Как же так, что спустя много лет практики, какие-то разные совершенно некрасивые вещи вдруг всплывают в нас? Может быть, путь не работает? Нет, путь точно работает. Как может любовь к Господу не работать? Это же не ритуальная деятельность – это чистое стремление к служению Богу. Другое дело, что иногда вместо служения Богу мы начинаем просто каким-то ритуалом заниматься внешним, но наш путь не в этом, а в том, чтобы через правила и предписания, регулируемую деятельность, осознанно стараться служить Богу. И то, что путь работает, это можно увидеть по множеству других людей, которые достигают на нем удивительных результатов. Я писал специально сначала о святых людях в той общине, потому что такие есть, таких много, мы порой их не ценим, и потому не замечаем, но их много. Я немного знаю биографию некоторых из наших региональных секретарей или санньяси, и там такие истории есть… Но это вы их сами лучше расспросите.
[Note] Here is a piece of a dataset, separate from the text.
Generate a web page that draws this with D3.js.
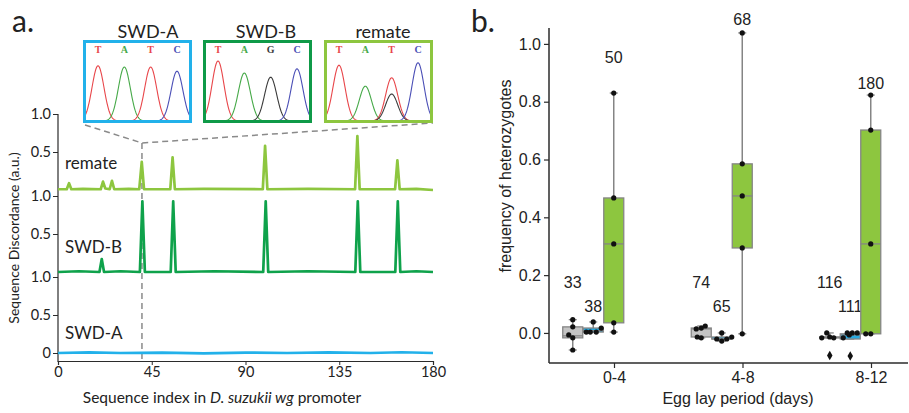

Параллельно с этими странностями, которые происходили, в храме продолжало происходить много всего настоящего, духовного — духовная жизнь не остановилась, она шла своим чередом. И я все это описывал в предыдущей и этой частях. Поэтому там, где мы следуем пути, оставленному нам Шрилой Прабхупадой, мы развиваемся. А там, где не следуем – все это начинает принимать какие-то странные формы. Поэтому важно держаться послания, настроения и миссии Шрилы Прабхупады (всех трех, не только чего-то одного), ценить преданность во всех других людях, и при этом держаться возвышающего нас общения.
После такого… незабываемого года в храме Анубхава прабху отправил меня в Индию восстановиться, а затем я должен был присоединиться к основному брахмачари ашраму в Канаде. Предполагаю, что все это должно было произойти, чтобы я тогда в итоге стал частью путешествующей санкиртаны, где прошли пара самых счастливых на данный момент моих лет жизни. Но это уже история на следующий раз.